Por la fe y los sacramentos se lleva a término esta unión con la vid, con Cristo, logrando una plenitud de existencia que este mundo no puede proporcionarnos. Por el Bautismo el cristiano se incorpora a Cristo. Toda esa plenitud de vida, de gracia y de virtudes que hay en Él vivifican a la criatura humana. La Confirmación lo fortalece para que pueda obrar rectamente. Por la Eucaristía se apodera de él la misma Vida divina, entrando en comunión con Dios Uno y Trino. “Así como el Padre que me ha enviado, vive y Yo vivo por el Padre, así quien me come vivirá por Mí” (Jn 6,58).
Descendamos al terreno personal. ¿Lucho por identificarme con Jesucristo cumpliendo sus indicaciones y acudiendo al Sacramento de la Reconciliación cuando el egoísmo, la sensualidad, la avaricia, la ira..., me han distanciado de Él? ¿Acudo con frecuencia a la Santa Misa sobreponiéndome a la comodidad? Nos sobra leña y hojarasca y nos falta savia joven, vida nueva del Espíritu. Hay que realizar una poda porque estamos sobrados de egoísmo y de todo lo que él implica. Dios ha querido asociarnos a su vida eterna y feliz. Esos deseos que laten en todo corazón humano de que llegue un día en que ya no haya llanto, ni fatigas, ni dolores, ni luto (Cfr Apoc 21,4), serán realidad si permanecemos unidos a Él como los sarmientos a la vid.
“En aquel tiempo dijo Jesús a sus discípulos: -Yo soy la verdadera vid y mi Padre es el labrador. A todo sarmiento mío que no da fruto, lo arranca; y a todo el que da fruto lo poda, para que dé más fruto. Vosotros estáis limpios por las palabras que os he hablado; permaneced en mí y yo en vosotros.

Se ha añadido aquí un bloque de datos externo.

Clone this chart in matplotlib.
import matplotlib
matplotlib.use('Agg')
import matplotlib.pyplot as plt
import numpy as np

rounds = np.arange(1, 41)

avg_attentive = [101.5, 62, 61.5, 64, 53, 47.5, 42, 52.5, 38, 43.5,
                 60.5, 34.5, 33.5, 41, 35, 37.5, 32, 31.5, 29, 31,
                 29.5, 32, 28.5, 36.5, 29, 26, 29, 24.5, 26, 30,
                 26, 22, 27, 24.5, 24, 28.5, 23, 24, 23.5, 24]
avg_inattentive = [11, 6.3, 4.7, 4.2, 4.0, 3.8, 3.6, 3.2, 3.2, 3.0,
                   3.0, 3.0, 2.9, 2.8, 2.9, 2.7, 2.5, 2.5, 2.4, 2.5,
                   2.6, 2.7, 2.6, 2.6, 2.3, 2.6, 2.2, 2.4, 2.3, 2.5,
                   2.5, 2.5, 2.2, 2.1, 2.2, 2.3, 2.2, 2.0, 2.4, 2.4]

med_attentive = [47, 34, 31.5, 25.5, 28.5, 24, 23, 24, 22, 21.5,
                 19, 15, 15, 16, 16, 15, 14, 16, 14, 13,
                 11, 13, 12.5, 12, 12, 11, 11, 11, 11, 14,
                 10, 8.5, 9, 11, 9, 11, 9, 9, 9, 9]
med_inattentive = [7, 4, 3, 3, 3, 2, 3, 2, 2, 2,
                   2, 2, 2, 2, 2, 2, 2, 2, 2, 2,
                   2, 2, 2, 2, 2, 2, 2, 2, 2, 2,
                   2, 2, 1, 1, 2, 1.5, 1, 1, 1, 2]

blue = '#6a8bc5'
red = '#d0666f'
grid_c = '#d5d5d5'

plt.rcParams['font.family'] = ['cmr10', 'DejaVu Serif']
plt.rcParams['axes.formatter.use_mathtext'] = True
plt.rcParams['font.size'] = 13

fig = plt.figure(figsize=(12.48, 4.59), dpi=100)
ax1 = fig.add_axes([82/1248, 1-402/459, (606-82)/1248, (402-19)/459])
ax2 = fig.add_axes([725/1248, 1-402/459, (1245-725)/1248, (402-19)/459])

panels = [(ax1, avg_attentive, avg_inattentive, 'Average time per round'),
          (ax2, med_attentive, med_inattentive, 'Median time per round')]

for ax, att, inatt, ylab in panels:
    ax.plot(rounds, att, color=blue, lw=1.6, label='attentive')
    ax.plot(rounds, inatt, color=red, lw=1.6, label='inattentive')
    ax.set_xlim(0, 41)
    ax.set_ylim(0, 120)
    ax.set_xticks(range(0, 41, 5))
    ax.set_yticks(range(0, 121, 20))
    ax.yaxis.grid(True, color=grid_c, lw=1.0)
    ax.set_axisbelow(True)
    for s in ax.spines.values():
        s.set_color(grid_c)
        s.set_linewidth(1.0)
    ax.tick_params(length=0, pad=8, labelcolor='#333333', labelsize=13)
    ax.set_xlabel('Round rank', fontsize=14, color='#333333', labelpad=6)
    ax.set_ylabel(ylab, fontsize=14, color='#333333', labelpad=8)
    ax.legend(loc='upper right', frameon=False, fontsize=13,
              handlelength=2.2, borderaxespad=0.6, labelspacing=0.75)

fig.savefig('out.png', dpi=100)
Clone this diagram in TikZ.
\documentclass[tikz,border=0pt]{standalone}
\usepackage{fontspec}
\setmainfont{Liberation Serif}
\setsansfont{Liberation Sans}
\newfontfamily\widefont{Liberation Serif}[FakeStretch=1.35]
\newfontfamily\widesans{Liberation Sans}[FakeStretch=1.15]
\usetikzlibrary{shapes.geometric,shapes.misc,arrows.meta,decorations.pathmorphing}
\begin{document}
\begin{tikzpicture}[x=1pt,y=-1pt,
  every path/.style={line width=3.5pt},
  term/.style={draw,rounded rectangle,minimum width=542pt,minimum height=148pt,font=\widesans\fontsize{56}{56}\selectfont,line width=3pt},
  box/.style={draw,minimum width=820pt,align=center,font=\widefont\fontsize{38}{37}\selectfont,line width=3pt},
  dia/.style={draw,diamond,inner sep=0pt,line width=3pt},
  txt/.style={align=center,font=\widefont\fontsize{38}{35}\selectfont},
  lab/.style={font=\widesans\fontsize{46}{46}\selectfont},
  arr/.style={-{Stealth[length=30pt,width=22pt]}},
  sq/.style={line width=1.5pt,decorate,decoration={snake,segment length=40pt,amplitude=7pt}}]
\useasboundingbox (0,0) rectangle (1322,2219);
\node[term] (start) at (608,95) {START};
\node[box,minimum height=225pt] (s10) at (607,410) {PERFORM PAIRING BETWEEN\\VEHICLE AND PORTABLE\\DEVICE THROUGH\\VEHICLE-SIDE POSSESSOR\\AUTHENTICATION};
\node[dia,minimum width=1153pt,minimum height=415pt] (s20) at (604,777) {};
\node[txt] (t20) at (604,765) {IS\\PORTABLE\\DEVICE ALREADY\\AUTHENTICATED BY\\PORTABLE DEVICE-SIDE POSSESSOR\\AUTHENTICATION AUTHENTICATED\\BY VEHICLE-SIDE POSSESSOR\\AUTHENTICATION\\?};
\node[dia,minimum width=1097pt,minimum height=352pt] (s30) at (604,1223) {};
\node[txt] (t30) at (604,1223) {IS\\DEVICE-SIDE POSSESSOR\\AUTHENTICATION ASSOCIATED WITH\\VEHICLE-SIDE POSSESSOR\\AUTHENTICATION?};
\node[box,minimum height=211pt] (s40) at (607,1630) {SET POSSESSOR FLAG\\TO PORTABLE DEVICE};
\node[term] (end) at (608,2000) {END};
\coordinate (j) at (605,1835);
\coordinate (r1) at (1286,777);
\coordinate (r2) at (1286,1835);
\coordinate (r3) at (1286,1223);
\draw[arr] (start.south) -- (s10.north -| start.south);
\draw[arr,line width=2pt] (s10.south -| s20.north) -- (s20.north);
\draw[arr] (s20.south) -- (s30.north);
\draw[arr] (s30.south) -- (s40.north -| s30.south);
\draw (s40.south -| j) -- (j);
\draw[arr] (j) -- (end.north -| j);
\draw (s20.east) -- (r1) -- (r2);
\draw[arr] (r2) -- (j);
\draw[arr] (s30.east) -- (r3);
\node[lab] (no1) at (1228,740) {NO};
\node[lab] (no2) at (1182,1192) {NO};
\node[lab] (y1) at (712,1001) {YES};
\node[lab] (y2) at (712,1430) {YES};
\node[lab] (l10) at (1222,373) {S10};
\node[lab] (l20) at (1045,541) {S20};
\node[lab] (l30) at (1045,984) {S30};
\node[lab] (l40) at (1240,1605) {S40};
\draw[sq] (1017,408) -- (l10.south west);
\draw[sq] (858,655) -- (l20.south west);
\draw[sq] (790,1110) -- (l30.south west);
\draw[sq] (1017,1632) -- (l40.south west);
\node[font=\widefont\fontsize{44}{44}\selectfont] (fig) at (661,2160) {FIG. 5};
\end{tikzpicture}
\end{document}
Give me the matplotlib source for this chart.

Como el sarmiento no puede dar fruto por sí, si no permanece en la vid, así tampoco vosotros, si no permanecéis en mí. Yo soy la vid, vosotros los sarmientos; el que permanece en mí y yo en él, ése da fruto abundante, porque sin mí no podéis hacer nada. Al que no permanece en mí, lo tiran fuera, como al sarmiento, y se seca; luego los recogen y los echan al fuego, y arden. Si permanecéis en mí y mis palabras permanecen en vosotros pediréis lo que deseéis, y se realizará. La gloria de mi Padre está en que deis mucho fruto, y así seréis mis discípulos” (Juan 15,1-8).